I stumbled upon the following fact recently.
$n^2 + n + p$ is prime for all integers $n \in [0, p-2]$ if and only if $4p-1$ is a Heegner number (i.e. the ring of integers of $\mathbb{Q}(i \sqrt{4p-1})$ has class number one).
The famous case is $p = 41$ by Euler, and indeed $163$ is a Heegner number. For $4p-1 = 3, 7, 11$ we have $p = 1, 2, 3$ and so it is trivial or vacuous. For $4p-1 = 19, 43, 67, 163$, we have $p = 5, 11, 17, 41$. In this second case, it is true that in the ring of integers of $\mathbb{Q}(i \sqrt{4p-1})$ all prime numbers less than $p$ are inert (this fact is used in the proof I know that $4p-1$ is a Heegner number for these values).

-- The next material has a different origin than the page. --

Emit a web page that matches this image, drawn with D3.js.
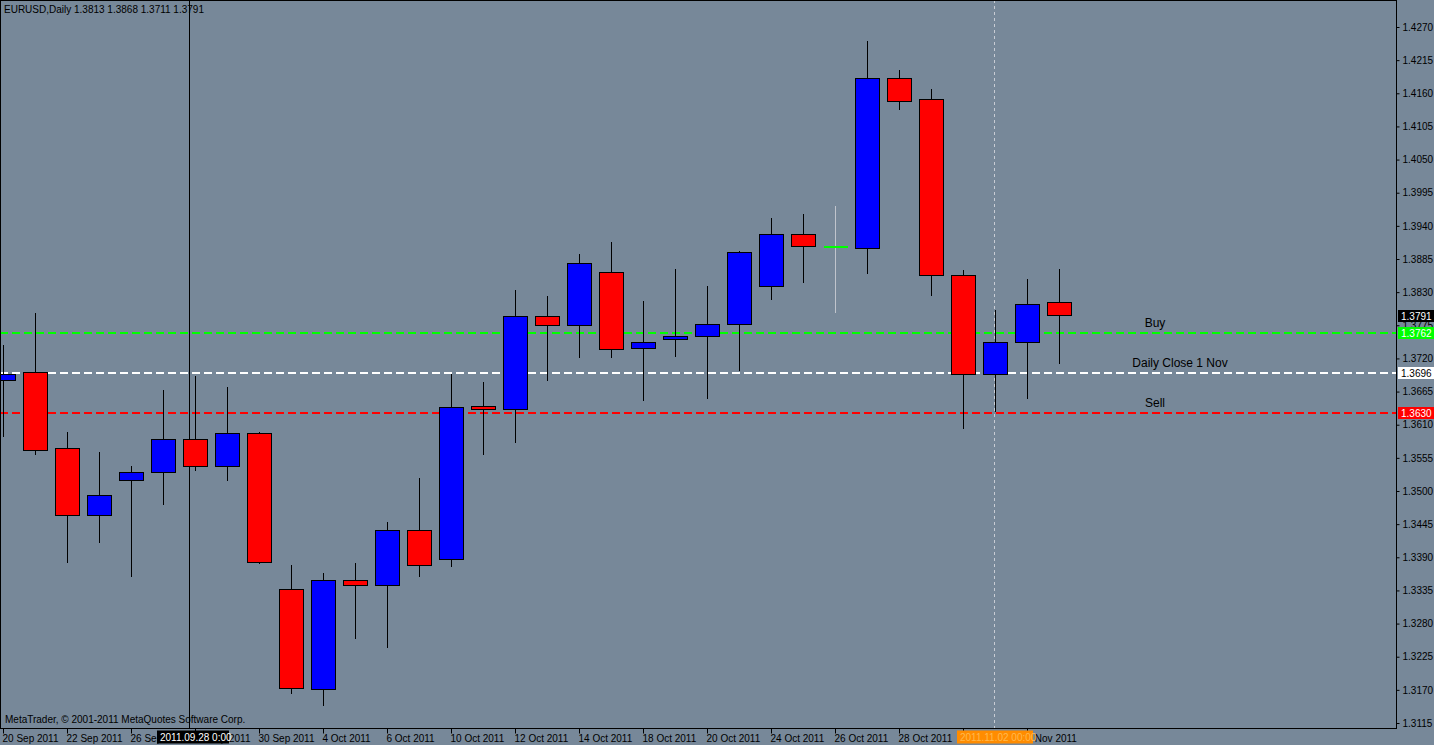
<!DOCTYPE html>
<html>
<head>
<meta charset="utf-8">
<script src="https://cdn.jsdelivr.net/npm/d3@7"></script>
<style>
  body { margin: 0; background: #778899; }
  svg { display: block; font-family: "Liberation Sans", Arial, sans-serif; }
</style>
</head>
<body>
<svg id="chart" width="1434" height="745"></svg>
<script>
// daily candles, 20 Sep 2011 .. 4 Nov 2011
const dates = ['20 Sep 2011', '21 Sep 2011', '22 Sep 2011', '23 Sep 2011', '26 Sep 2011', '27 Sep 2011',
  '28 Sep 2011', '29 Sep 2011', '30 Sep 2011', '3 Oct 2011', '4 Oct 2011', '5 Oct 2011', '6 Oct 2011',
  '7 Oct 2011', '10 Oct 2011', '11 Oct 2011', '12 Oct 2011', '13 Oct 2011', '14 Oct 2011', '17 Oct 2011',
  '18 Oct 2011', '19 Oct 2011', '20 Oct 2011', '21 Oct 2011', '24 Oct 2011', '25 Oct 2011', '26 Oct 2011',
  '27 Oct 2011', '28 Oct 2011', '31 Oct 2011', '1 Nov 2011', '2 Nov 2011', '3 Nov 2011', '4 Nov 2011'];
const opens  = [1.3684, 1.3696, 1.3570, 1.3460, 1.3517, 1.3530, 1.3586, 1.3540, 1.3595, 1.3337, 1.3171, 1.3352,
  1.3344, 1.3435, 1.3387, 1.3641, 1.3636, 1.3789, 1.3775, 1.3863, 1.3736, 1.3751, 1.3756, 1.3777, 1.3839,
  1.3926, 1.3905, 1.3903, 1.4185, 1.4149, 1.3857, 1.3694, 1.3746, 1.3813];
const highs  = [1.3742, 1.3795, 1.3598, 1.3565, 1.3541, 1.3668, 1.3691, 1.3673, 1.3598, 1.3377, 1.3364, 1.3381,
  1.3449, 1.3522, 1.3694, 1.3681, 1.3834, 1.3824, 1.3893, 1.3913, 1.3815, 1.3868, 1.3840, 1.3898, 1.3953,
  1.3960, 1.3973, 1.4247, 1.4199, 1.4167, 1.3867, 1.3800, 1.3852, 1.3868];
const lows   = [1.3590, 1.3560, 1.3381, 1.3414, 1.3357, 1.3477, 1.3533, 1.3517, 1.3379, 1.3163, 1.3143, 1.3254,
  1.3239, 1.3357, 1.3374, 1.3560, 1.3580, 1.3683, 1.3721, 1.3721, 1.3649, 1.3722, 1.3653, 1.3699, 1.3817,
  1.3845, 1.3795, 1.3860, 1.4132, 1.3824, 1.3603, 1.3631, 1.3653, 1.3711];
const closes = [1.3694, 1.3568, 1.3460, 1.3493, 1.3530, 1.3586, 1.3540, 1.3595, 1.3382, 1.3173, 1.3351, 1.3344,
  1.3434, 1.3376, 1.3638, 1.3636, 1.3789, 1.3775, 1.3878, 1.3734, 1.3747, 1.3757, 1.3777, 1.3895, 1.3925,
  1.3905, 1.3905, 1.4185, 1.4147, 1.3857, 1.3694, 1.3746, 1.3810, 1.3791];
const priceTicks = [1.4270, 1.4215, 1.4160, 1.4105, 1.4050, 1.3995, 1.3940, 1.3885, 1.3830, 1.3775, 1.3720,
  1.3665, 1.3610, 1.3555, 1.3500, 1.3445, 1.3390, 1.3335, 1.3280, 1.3225, 1.3170, 1.3115];
const dateTicks = ['20 Sep 2011', '22 Sep 2011', '26 Sep 2011', '28 Sep 2011', '30 Sep 2011', '4 Oct 2011',
  '6 Oct 2011', '10 Oct 2011', '12 Oct 2011', '14 Oct 2011', '18 Oct 2011', '20 Oct 2011', '24 Oct 2011',
  '26 Oct 2011', '28 Oct 2011', '1 Nov 2011', '3 Nov 2011'];
const levels = [
  { name: 'Buy', price: 1.3762, color: '#00ff00', box: '#00ff00', text: '#ffffff', lx: 1155 },
  { name: 'Daily Close 1 Nov', price: 1.3696, color: '#ffffff', box: '#ffffff', text: '#000000', lx: 1180 },
  { name: 'Sell', price: 1.3630, color: '#ff0000', box: '#ff0000', text: '#ffffff', lx: 1155 }
];
const lastPrice = 1.3791;
const crossIndex = 6;   // 2011.09.28
const sepIndex = 31;    // 2011.11.02

const svg = d3.select('#chart');
const W = 1396, H = 728;
const x = d3.scaleLinear().domain([0, 1]).range([3, 35]);
const y = d3.scaleLinear().domain([1.3115, 1.4270]).range([723, 27]);
const bw = 24;
const py = p => Math.round(y(p)) + 0.5;

svg.append('rect').attr('width', 1434).attr('height', 745).attr('fill', '#778899');

svg.append('clipPath').attr('id', 'clip').append('rect').attr('width', W).attr('height', H);
const g = svg.append('g').attr('clip-path', 'url(#clip)').attr('shape-rendering', 'crispEdges');

// separator & crosshair
g.append('line').attr('x1', x(sepIndex) - 0.5).attr('x2', x(sepIndex) - 0.5).attr('y1', 0).attr('y2', H)
  .attr('stroke', '#c8ccd4').attr('stroke-dasharray', '3,3');
g.append('line').attr('x1', x(crossIndex) - 5.5).attr('x2', x(crossIndex) - 5.5).attr('y1', 0).attr('y2', H)
  .attr('stroke', '#000');

// horizontal levels
levels.forEach(l => {
  g.append('line').attr('x1', 0).attr('x2', W).attr('y1', py(l.price) - 0.5).attr('y2', py(l.price) - 0.5)
    .attr('stroke', l.color).attr('stroke-width', 2).attr('stroke-dasharray', '8,4');
});

// candles
d3.range(opens.length).forEach(i => {
  const cx = Math.round(x(i)) + 0.5;
  const o = opens[i], c = closes[i];
  const doji = Math.abs(o - c) < 0.00005;
  g.append('line').attr('x1', cx).attr('x2', cx).attr('y1', y(highs[i])).attr('y2', y(lows[i]))
    .attr('stroke', doji ? '#c0c4cc' : '#000');
  if (doji) {
    g.append('line').attr('x1', cx - bw / 2).attr('x2', cx + bw / 2).attr('y1', py(o) - 0.5).attr('y2', py(o) - 0.5)
      .attr('stroke', '#00ff00').attr('stroke-width', 2);
    return;
  }
  const top = y(Math.max(o, c)), bot = y(Math.min(o, c));
  g.append('rect').attr('x', cx - bw / 2).attr('y', top).attr('width', bw).attr('height', Math.max(1, bot - top))
    .attr('fill', c > o ? '#0000ff' : '#ff0000').attr('stroke', '#000');
});

// level labels
levels.forEach(l => {
  g.append('text').attr('x', l.lx).attr('y', y(l.price) - 6).attr('text-anchor', 'middle')
    .attr('font-size', 12).attr('fill', '#000').text(l.name);
});

// frame
svg.append('rect').attr('x', 0.5).attr('y', 0.5).attr('width', W).attr('height', H)
  .attr('fill', 'none').attr('stroke', '#000').attr('shape-rendering', 'crispEdges');

// right axis
const ay = svg.append('g').attr('transform', `translate(${W + 0.5},0)`)
  .call(d3.axisRight(y).tickValues(priceTicks).tickFormat(d3.format('.4f')).tickSize(3).tickPadding(3));
ay.select('.domain').remove();
ay.selectAll('text').attr('font-size', 10).attr('fill', '#000').attr('font-family', '"Liberation Sans", Arial, sans-serif');
ay.selectAll('line').attr('stroke', '#000');

const priceBox = (p, box, col) => {
  const yy = Math.round(y(p));
  svg.append('rect').attr('x', W + 2).attr('y', yy - 6).attr('width', 36).attr('height', 12).attr('fill', box);
  svg.append('text').attr('x', W + 5).attr('y', yy + 4).attr('font-size', 10).attr('fill', col).text(d3.format('.4f')(p));
};
priceBox(lastPrice, '#000', '#fff');
levels.forEach(l => priceBox(l.price, l.box, l.text));

// bottom axis
const ax = svg.append('g').attr('transform', `translate(0,${H + 0.5})`);
dateTicks.forEach(d => {
  const tx = Math.round(x(dates.indexOf(d))) + 0.5;
  ax.append('line').attr('x1', tx).attr('x2', tx).attr('y1', 0).attr('y2', 5).attr('stroke', '#000');
  ax.append('text').attr('x', tx - 1).attr('y', 13).attr('font-size', 10).attr('fill', '#000').text(d);
});
const dateBox = (i, label, box, col, w) => {
  const tx = x(i) - 38;
  ax.append('rect').attr('x', tx).attr('y', 2).attr('width', w).attr('height', 13).attr('fill', box);
  ax.append('text').attr('x', tx + 3).attr('y', 12).attr('font-size', 10).attr('fill', col).text(label);
};
dateBox(crossIndex, '2011.09.28 0:00', '#000', '#fff', 72);
dateBox(sepIndex, '2011.11.02 00:00', '#ff8c00', '#ffb84d', 76);

// header & footer
svg.append('text').attr('x', 4).attr('y', 13).attr('font-size', 10).attr('fill', '#000')
  .text('EURUSD,Daily  1.3813 1.3868 1.3711 1.3791');
svg.append('text').attr('x', 5).attr('y', 723).attr('font-size', 10).attr('fill', '#000')
  .text('MetaTrader, © 2001-2011 MetaQuotes Software Corp.');
</script>
</body>
</html>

This seems to be a promising lead, for $q < p$ being inert means that $$ \mathbb{Z}[i\sqrt{4p-1}]/(q) = \mathbb{Z}[X]/(q, X^2 + X + p) = \mathbb{F}_q[X]/(X^2 + X + p) $$ is a field, i.e. that $X^2 + X + p$ is prime in $\mathbb{F}_q[X]$. However beyond this small connection, I don't have any indication on how one would prove this and how deep this fact is.